Repeat, exactly and in full, the lines of the listing below, but without any pictures.
------------------------------------------------------------
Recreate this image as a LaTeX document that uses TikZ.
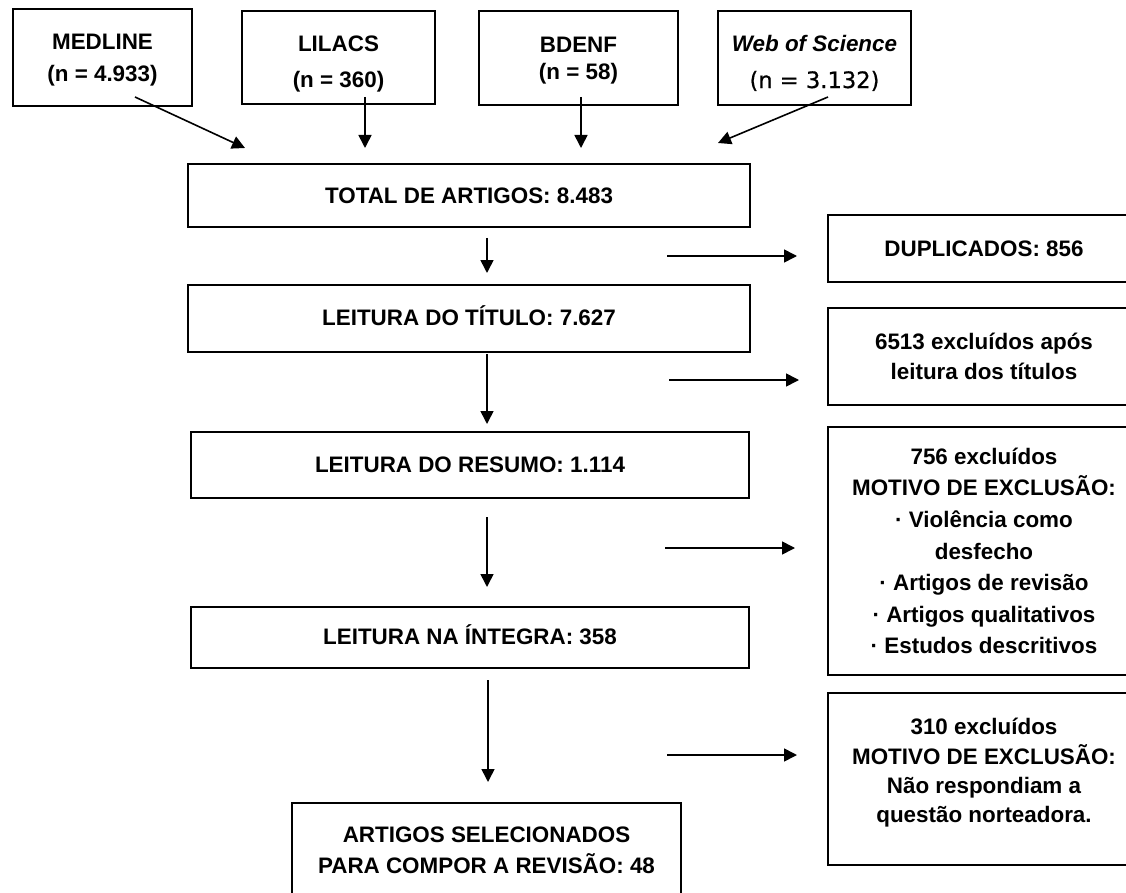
\documentclass[tikz,border=0pt]{standalone}
\usepackage{fontspec}
\setmainfont{Liberation Sans}
\newfontfamily\dvs[FakeBold=0.6]{DejaVu Sans}
\usetikzlibrary{arrows.meta}
\newcommand{\upstrut}[1]{\rule{0pt}{#1}}
\begin{document}
\begin{tikzpicture}[x=1pt,y=-1pt,
  box/.style={draw, line width=1.9pt, inner sep=0pt, align=center,
    font=\fontsize{22.4}{31}\selectfont\bfseries},
  arr/.style={line width=1.6pt, -{Triangle[length=13pt,width=13pt]}},
]
\useasboundingbox (0,0) rectangle (1126,893);
\clip (0,0) rectangle (1126,893);
% source boxes
\node[box, minimum width=179, minimum height=97] (med) at (102.5,57.5) {\upstrut{20pt}MEDLINE\\[1pt](n = 4.933)};
\node[box, minimum width=193, minimum height=93] (lil) at (338.5,57.5) {\upstrut{28pt}LILACS\\[5pt](n = 360)};
\node[box, minimum width=199, minimum height=94] (bde) at (578.5,58) {\upstrut{20pt}BDENF\\[-4pt](n = 58)};
\node[box, minimum width=193, minimum height=94] (wos) at (814.5,58) {\upstrut{26pt}\itshape Web of Science\\[6pt]{\dvs\fontsize{22.6}{26}\selectfont\mdseries\upshape (n = 3.132)}};
% main column
\node[box, minimum width=562, minimum height=63] (tot) at (469,195.5) {TOTAL DE ARTIGOS: 8.483};
\node[box, minimum width=562, minimum height=67, text height=15pt] (tit) at (469,318.5) {LEITURA DO TÍTULO: 7.627};
\node[box, minimum width=558, minimum height=66] (res) at (470,465) {LEITURA DO RESUMO: 1.114};
\node[box, minimum width=558, minimum height=61, text height=15pt] (int) at (470,637.5) {LEITURA NA ÍNTEGRA: 358};
\node[box, minimum width=389, minimum height=94, anchor=north] (sel) at (486.5,802) {ARTIGOS SELECIONADOS\\PARA COMPOR A REVISÃO: 48};
% right column
\node[box, minimum width=312, minimum height=67] (dup) at (984,248.5) {DUPLICADOS: 856};
\node[box, minimum width=312, minimum height=97] (exc1) at (984,356.5) {6513 excluídos após\\[-1pt]leitura dos títulos};
\node[box, minimum width=312, minimum height=248] (exc2) at (984,551) {756 excluídos\\[0.6pt]MOTIVO DE EXCLUSÃO:\\[0.6pt]· Violência como\\[0.6pt]desfecho\\[0.6pt]· Artigos de revisão\\[0.6pt]· Artigos qualitativos\\[0.6pt]· Estudos descritivos};
\node[box, minimum width=312, minimum height=172, text depth=16.5pt] (exc3) at (984,779) {310 excluídos\\[-1pt]MOTIVO DE EXCLUSÃO:\\[-2pt]Não respondiam a\\[-2pt]questão norteadora.};
% connector end points
\coordinate (medS) at (135,97);  \coordinate (medE) at (245,148);
\coordinate (lilS) at (365,97);  \coordinate (lilE) at (365,148);
\coordinate (bdeS) at (581,97);  \coordinate (bdeE) at (581,148);
\coordinate (wosS) at (828,97);  \coordinate (wosE) at (718,143);
\coordinate (d1S) at (487,238); \coordinate (d1E) at (487,273);
\coordinate (d2S) at (487,354); \coordinate (d2E) at (487,424);
\coordinate (d3S) at (487,517); \coordinate (d3E) at (487,587);
\coordinate (d4S) at (488,680); \coordinate (d4E) at (488,782);
\coordinate (r1S) at (667,256); \coordinate (r1E) at (797,256);
\coordinate (r2S) at (669,380); \coordinate (r2E) at (799,380);
\coordinate (r3S) at (665,548); \coordinate (r3E) at (795,548);
\coordinate (r4S) at (667,755); \coordinate (r4E) at (797,755);
\foreach \a in {med,lil,bde,wos,d1,d2,d3,d4,r1,r2,r3,r4}
  \draw[arr] (\a S) -- (\a E);
\end{tikzpicture}
\end{document}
------------------------------------------------------------
> Exercise answer
Recreate this image as a LaTeX document that uses TikZ.
\documentclass[tikz,border=0pt]{standalone}
\usepackage{fontspec}
\setmainfont{Liberation Sans}
\newfontfamily\dvs[FakeBold=0.6]{DejaVu Sans}
\usetikzlibrary{arrows.meta}
\newcommand{\upstrut}[1]{\rule{0pt}{#1}}
\begin{document}
\begin{tikzpicture}[x=1pt,y=-1pt,
  box/.style={draw, line width=1.9pt, inner sep=0pt, align=center,
    font=\fontsize{22.4}{31}\selectfont\bfseries},
  arr/.style={line width=1.6pt, -{Triangle[length=13pt,width=13pt]}},
]
\useasboundingbox (0,0) rectangle (1126,893);
\clip (0,0) rectangle (1126,893);
% source boxes
\node[box, minimum width=179, minimum height=97] (med) at (102.5,57.5) {\upstrut{20pt}MEDLINE\\[1pt](n = 4.933)};
\node[box, minimum width=193, minimum height=93] (lil) at (338.5,57.5) {\upstrut{28pt}LILACS\\[5pt](n = 360)};
\node[box, minimum width=199, minimum height=94] (bde) at (578.5,58) {\upstrut{20pt}BDENF\\[-4pt](n = 58)};
\node[box, minimum width=193, minimum height=94] (wos) at (814.5,58) {\upstrut{26pt}\itshape Web of Science\\[6pt]{\dvs\fontsize{22.6}{26}\selectfont\mdseries\upshape (n = 3.132)}};
% main column
\node[box, minimum width=562, minimum height=63] (tot) at (469,195.5) {TOTAL DE ARTIGOS: 8.483};
\node[box, minimum width=562, minimum height=67, text height=15pt] (tit) at (469,318.5) {LEITURA DO TÍTULO: 7.627};
\node[box, minimum width=558, minimum height=66] (res) at (470,465) {LEITURA DO RESUMO: 1.114};
\node[box, minimum width=558, minimum height=61, text height=15pt] (int) at (470,637.5) {LEITURA NA ÍNTEGRA: 358};
\node[box, minimum width=389, minimum height=94, anchor=north] (sel) at (486.5,802) {ARTIGOS SELECIONADOS\\PARA COMPOR A REVISÃO: 48};
% right column
\node[box, minimum width=312, minimum height=67] (dup) at (984,248.5) {DUPLICADOS: 856};
\node[box, minimum width=312, minimum height=97] (exc1) at (984,356.5) {6513 excluídos após\\[-1pt]leitura dos títulos};
\node[box, minimum width=312, minimum height=248] (exc2) at (984,551) {756 excluídos\\[0.6pt]MOTIVO DE EXCLUSÃO:\\[0.6pt]· Violência como\\[0.6pt]desfecho\\[0.6pt]· Artigos de revisão\\[0.6pt]· Artigos qualitativos\\[0.6pt]· Estudos descritivos};
\node[box, minimum width=312, minimum height=172, text depth=16.5pt] (exc3) at (984,779) {310 excluídos\\[-1pt]MOTIVO DE EXCLUSÃO:\\[-2pt]Não respondiam a\\[-2pt]questão norteadora.};
% connector end points
\coordinate (medS) at (135,97);  \coordinate (medE) at (245,148);
\coordinate (lilS) at (365,97);  \coordinate (lilE) at (365,148);
\coordinate (bdeS) at (581,97);  \coordinate (bdeE) at (581,148);
\coordinate (wosS) at (828,97);  \coordinate (wosE) at (718,143);
\coordinate (d1S) at (487,238); \coordinate (d1E) at (487,273);
\coordinate (d2S) at (487,354); \coordinate (d2E) at (487,424);
\coordinate (d3S) at (487,517); \coordinate (d3E) at (487,587);
\coordinate (d4S) at (488,680); \coordinate (d4E) at (488,782);
\coordinate (r1S) at (667,256); \coordinate (r1E) at (797,256);
\coordinate (r2S) at (669,380); \coordinate (r2E) at (799,380);
\coordinate (r3S) at (665,548); \coordinate (r3E) at (795,548);
\coordinate (r4S) at (667,755); \coordinate (r4E) at (797,755);
\foreach \a in {med,lil,bde,wos,d1,d2,d3,d4,r1,r2,r3,r4}
  \draw[arr] (\a S) -- (\a E);
\end{tikzpicture}
\end{document}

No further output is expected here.